While the accepted retirement age shifted downward between the 1950s and the mid-1980s, baby boomers are expecting to work longer, reversing the trend, according to the University of Michigan Health and Retirement Study.

“Retirement used to be at 65 because people weren’t physically able,” Leitsch said.

Today, most people decide when to retire based on financial — not physical — reasons, she said, adding that the economic downturn has forced many people to work longer than they want.

In fact, people born in 1946, like Bush and Stallone, aren’t eligible to collect their full Social Security benefits until next year, though those two in particular might be OK without it.

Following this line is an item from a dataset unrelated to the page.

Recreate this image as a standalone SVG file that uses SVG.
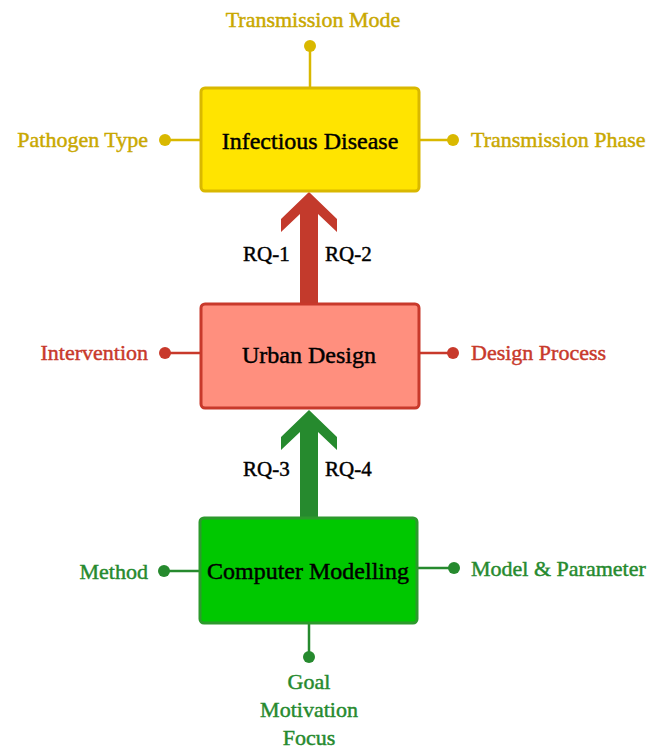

Doctors and researchers who study age look at people in their 80s, Leitsch said, adding that healthy living earlier in life dictates healthy aging.

“Sixty-five now is what 45 used to be. People are active, they’re engaged,” she said. “They have the freedom to make choices they never before could.”

In 1950, men who retired at 65 lived an average of 13 more years, while women lived 15 more, according to the University of Michigan study. Today, men who retire at 65 live 17 more years, and women live 20 more years.

These adults, in their 70s and 80s, are staying more active than ever before, Leitsch said.

“Even at older ages, adults stay very active in their social network, very active intellectually in their hobbies and activities and their community organizations,” said Leitsch, who cites advances in medicine and more awareness about healthy lifestyle behaviors. “People are not only living longer but they’re living healthier longer.”

At the Sun City Huntley retirement community, for instance, the average age of residents has increased from the mid-60s to the late-60s since it opened 12 years ago, according to Cynthia O’Connor, lifestyles director there.

“Feeling great is ageless,” O’Connor said.

Likewise, Leitsch didn’t give an age for the new “senior.”

“Age is no longer chronological,” she said, “It’s physical.”